As long as there is money to be made from putting content on the Internet there will be blackhat spammers. Blackhat spammers of the past are the ones that tossed up that site of jibberish, full of ads. They're the scourge of Google, hated by
Matt and
Jeremy. Of course, I've never done this... haven't even tried... ok, there was that once, but
A couple of the more notorious black hats these days are
Dave Naylor (Dave N) and
SEO Blackhat. These guys make a living on understanding search engine algorithms and manipulating them to gain traffic across their sites. They do not value a domain, or web host as much as most webmasters because they're always trying new things, getting booted, and moving on to the next. When they hit - they hit big, make a few bucks for a few months, get banned, and move on.
Blackhat spammers are the reason that it takes most sites a long time to get decent rankings with their sites these days. Recent algorithm changes in Google, and to a lesser extent, Yahoo, have made the tenure of a site on the web an important factor. The longer that your site has been around, without being flagged as spam, the more likely that the new content you put up will rank well.
Because of this fact, a growing trend is to purchase existing sites, and
site valuation is becoming more of a science than the art that it was in the past. Black hats are the first to catch onto this trend, and snapping up old sites because they're at the forefront of the algorithms. SEO blackhat put up a very interesting post about his
current strategy of buying Google's trust.

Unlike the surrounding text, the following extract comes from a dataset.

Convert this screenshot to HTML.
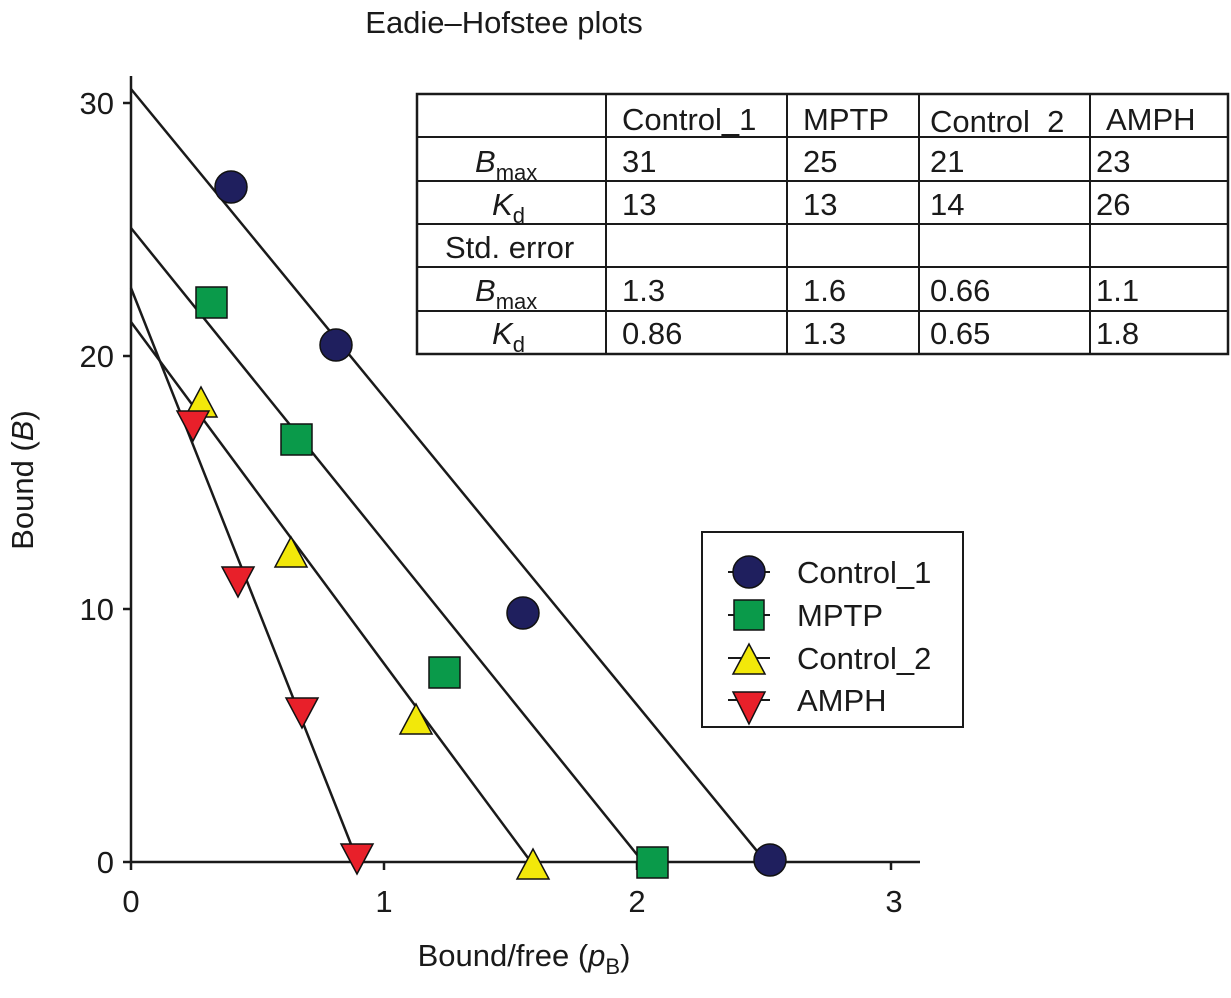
<!DOCTYPE html>
<html><head><meta charset="utf-8"><style>body{margin:0;background:#fff}svg{display:block}text{font-family:"Liberation Sans",Arial,sans-serif;fill:#1a1a1a}</style></head><body>
<svg width="1231" height="998" viewBox="0 0 1231 998">
<text x="504" y="33" font-size="31" text-anchor="middle">Eadie–Hofstee plots</text>
<g stroke="#1a1a1a" stroke-width="2.5" fill="none">
<line x1="131" y1="76" x2="131" y2="862"/>
<line x1="131" y1="862" x2="920" y2="862"/>
<line x1="123" y1="103" x2="131" y2="103"/><line x1="123" y1="356" x2="131" y2="356"/><line x1="123" y1="609" x2="131" y2="609"/><line x1="123" y1="862" x2="131" y2="862"/>
<line x1="131" y1="862" x2="131" y2="870"/><line x1="384" y1="862" x2="384" y2="870"/><line x1="637" y1="862" x2="637" y2="870"/><line x1="891" y1="862" x2="891" y2="870"/>
<line x1="131" y1="89" x2="766" y2="862"/>
<line x1="131" y1="228" x2="643" y2="862"/>
<line x1="131" y1="322" x2="531" y2="862"/>
<line x1="131" y1="288" x2="358" y2="862"/>
</g>
<g font-size="31" text-anchor="end"><text x="114" y="114">30</text><text x="114" y="367">20</text><text x="114" y="620">10</text><text x="114" y="873">0</text></g>
<g font-size="31" text-anchor="middle"><text x="131" y="912">0</text><text x="384" y="912">1</text><text x="637" y="912">2</text><text x="894" y="912">3</text></g>
<text x="524" y="966" font-size="31" text-anchor="middle">Bound/free (<tspan font-style="italic">p</tspan><tspan font-size="22" dy="8">B</tspan><tspan dy="-8">)</tspan></text>
<text transform="translate(33,480) rotate(-90)" font-size="31" text-anchor="middle">Bound (<tspan font-style="italic">B</tspan>)</text>
<g fill="#1f1f5e" stroke="#111" stroke-width="1.5">
<circle cx="231" cy="187" r="16"/><circle cx="336" cy="345" r="16"/><circle cx="523" cy="613" r="16"/><circle cx="770" cy="860" r="16"/>
</g>
<g fill="#0a9a4a" stroke="#111" stroke-width="1.5">
<rect x="196" y="287" width="31" height="31"/><rect x="281" y="424" width="31" height="31"/><rect x="429" y="657" width="31" height="31"/><rect x="637" y="847" width="31" height="31"/>
</g>
<g fill="#f2e80a" stroke="#111" stroke-width="1.5">
<polygon points="201,387 185,417 217,417"/><polygon points="291,537 275,567 307,567"/><polygon points="416,704 400,734 432,734"/><polygon points="533,849 517,879 549,879"/>
</g>
<g fill="#e8202a" stroke="#111" stroke-width="1.5">
<polygon points="193,441 177,411 209,411"/><polygon points="238,597 222,567 254,567"/><polygon points="302,728 286,698 318,698"/><polygon points="357,874 341,844 373,844"/>
</g>
<rect x="702" y="532" width="261" height="195" fill="#fff" stroke="#1a1a1a" stroke-width="2"/>
<g stroke="#1a1a1a" stroke-width="2"><line x1="728" y1="572" x2="770" y2="572"/><line x1="728" y1="615" x2="770" y2="615"/><line x1="728" y1="658" x2="770" y2="658"/><line x1="728" y1="700" x2="770" y2="700"/></g>
<circle cx="749" cy="572" r="16" fill="#1f1f5e" stroke="#111" stroke-width="1.5"/>
<rect x="734" y="600" width="30" height="30" fill="#0a9a4a" stroke="#111" stroke-width="1.5"/>
<polygon points="749,644 733,674 765,674" fill="#f2e80a" stroke="#111" stroke-width="1.5"/>
<polygon points="749,724 733,692 765,692" fill="#e8202a" stroke="#111" stroke-width="1.5"/>
<g font-size="31"><text x="797" y="583">Control_1</text><text x="797" y="626">MPTP</text><text x="797" y="669">Control_2</text><text x="797" y="711">AMPH</text></g>
<rect x="417" y="94" width="811" height="260" fill="#fff" stroke="#1a1a1a" stroke-width="2.5"/>
<g stroke="#1a1a1a" stroke-width="2">
<line x1="417" y1="137" x2="1228" y2="137"/><line x1="417" y1="181" x2="1228" y2="181"/><line x1="417" y1="224" x2="1228" y2="224"/><line x1="417" y1="267" x2="1228" y2="267"/><line x1="417" y1="311" x2="1228" y2="311"/>
<line x1="606" y1="94" x2="606" y2="354"/><line x1="787" y1="94" x2="787" y2="354"/><line x1="919" y1="94" x2="919" y2="354"/><line x1="1090" y1="94" x2="1090" y2="354"/>
</g>
<g font-size="31">
<text x="622" y="130">Control_1</text><text x="803" y="130">MPTP</text><text x="930" y="132">Control_2</text><text x="1106" y="130">AMPH</text>
<text x="622" y="172">31</text><text x="803" y="172">25</text><text x="930" y="172">21</text><text x="1096" y="172">23</text>
<text x="622" y="215">13</text><text x="803" y="215">13</text><text x="930" y="215">14</text><text x="1096" y="215">26</text>
<text x="445" y="258">Std. error</text>
<text x="622" y="301">1.3</text><text x="803" y="301">1.6</text><text x="930" y="301">0.66</text><text x="1096" y="301">1.1</text>
<text x="622" y="344">0.86</text><text x="803" y="344">1.3</text><text x="930" y="344">0.65</text><text x="1096" y="344">1.8</text>
<text x="475" y="172" font-style="italic">B<tspan font-style="normal" font-size="22" dy="8">max</tspan></text>
<text x="492" y="215" font-style="italic">K<tspan font-style="normal" font-size="22" dy="8">d</tspan></text>
<text x="475" y="301" font-style="italic">B<tspan font-style="normal" font-size="22" dy="8">max</tspan></text>
<text x="492" y="344" font-style="italic">K<tspan font-style="normal" font-size="22" dy="8">d</tspan></text>
</g>
</svg>
</body></html>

If you could come up with hard and fast rules about how much to pay for a site based upon longevity, alexa rank, pr, and size, you could have a very nice little long term business. I firmly believe that
domains are the new real estate, and the internet is a solid investment vehicle that's currently under-valued. Like all good investment strategies this will only last as long as it's relatively under-the-radar. Once it gets on the average Joe webmaster's screen, the bubble inflates and pops. Or at least, evens out.
Watch the black hats - much like the porn industry, they're always at the edge. Bleeding first, so the rest of us can learn what works, and what doesn't.